Onun gibi yaşadığı hayattan mutlu olmadığını söyleyen Zeynep Arıcı (18) da nedenini şöyle açıklıyor: “Hayat zor. Bir şeyleri başaramayacağım korkusu var, ailemi kaybedeceğim korkusu var, hep yanımda olmayacaklar. Üniversite sonrası korkutuyor. Okuyayım işim olsun, kimseye muhtaç olmayayım istiyorum.”

Sınav kaygısı

Yaşadıkları sınav stresi ve gelecek kaygısı ile birlikte burada neden böyle oturduklarını Seher Çakmak (17), “Dün deneme sınavına girdik biraz kötü geçti, normalde kütüphanede olmamız gerekirken, şu an burada üzülüyoruz” sözleriyle dile getiriyor.

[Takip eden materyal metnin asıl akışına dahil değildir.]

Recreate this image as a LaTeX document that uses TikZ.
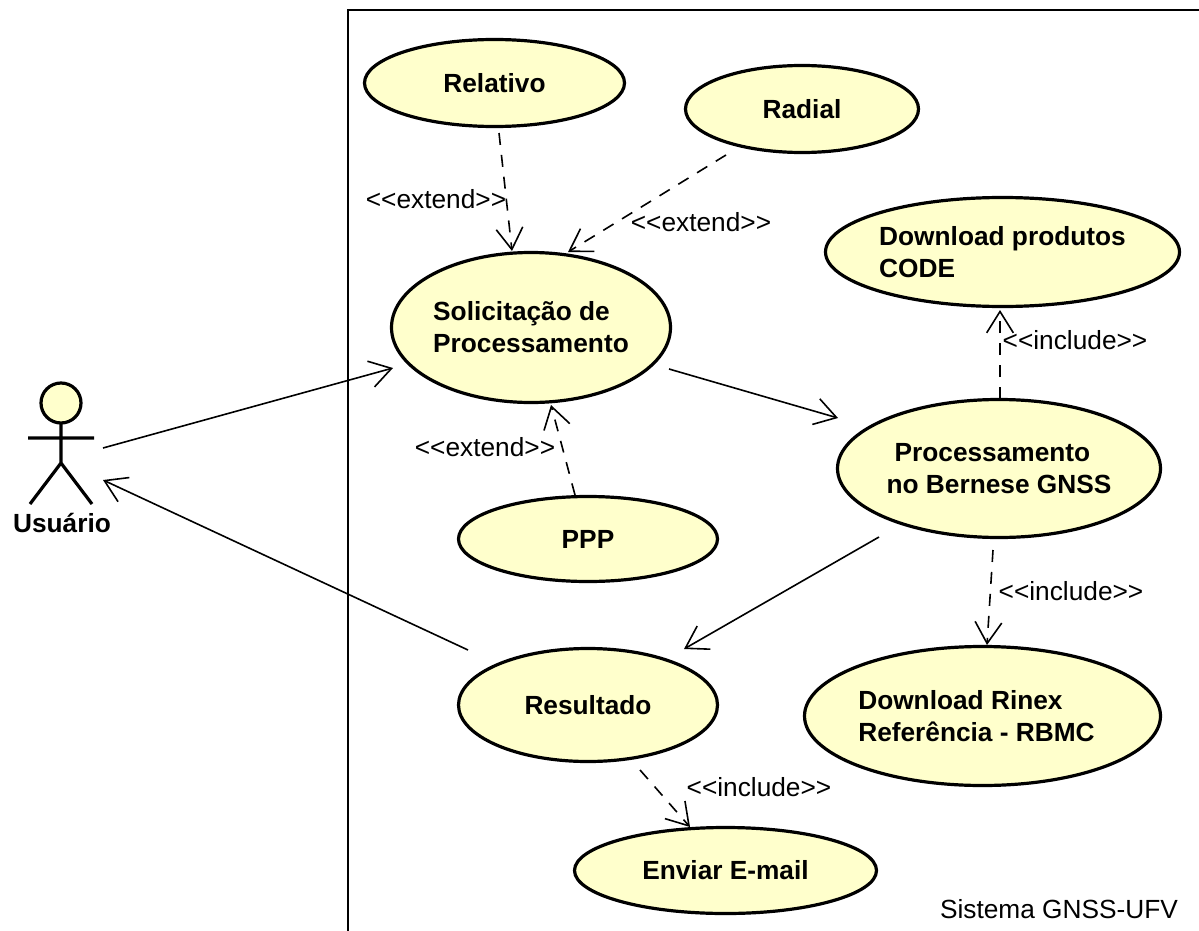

“Sınav sistemi çok zor, sürekli değişiyor. Sınavı kazanıp kazanamayacağım korkusu yaşıyorum. Kazanmazsam seneye nasıl bir psikoloji ile hazırlanacağımı düşünüyorum. Kazanıp atanamama durumu var. Çevremizde üniversiteyi bitirip açıkla kalanlar çok. Tıp bitirip açıkta kalabiliyorsun. Bazıları ‘Okumak artık boş’ diyor. Bazıları iki-üç üniversite bitiyor ama hala bir şey olamamış. Bunların tümü korkutuyor. Sınavı kazanırsam ancak kendime gelirim diye düşünüyorum” diyen Seher, yaşadıkları ya da karşılaşacakları öteki sorunları ise daha sonraya bıraktıklarını ekliyor.

Kürdüz diye sorun çıkıyor

23 yaşındaki Mahsun Eren ekonomik nedenlerle okulu bırakmak zorunda kalan gençlerden biri. 9 yıldır batı kentlerine gidip inşaatlarda çalışıyor. Mahsun, mecbur kaldığı bu yaşantısına dair duygu ve düşüncelerini şöyle kelimelere döküyor: “Hayatımdan mutlu değilim. Sabahtan akşama kadar inşaatta sürünüyoruz, insan nasıl mutlu alabilir. Memleketimizde iş olmadığı için sürekli gurbette çalışıyoruz. Orada dış görünüşümüzden bile sıkıntı yaşıyoruz, Kürdüz diye sıkıntı yaşıyoruz. Kardeşim üniversite hazırlanıyor, o da inşaata çalışıyor. Kendi memleketimizde bir işimiz olsa sabah gidip akşam evimize gelsek yeter bize.”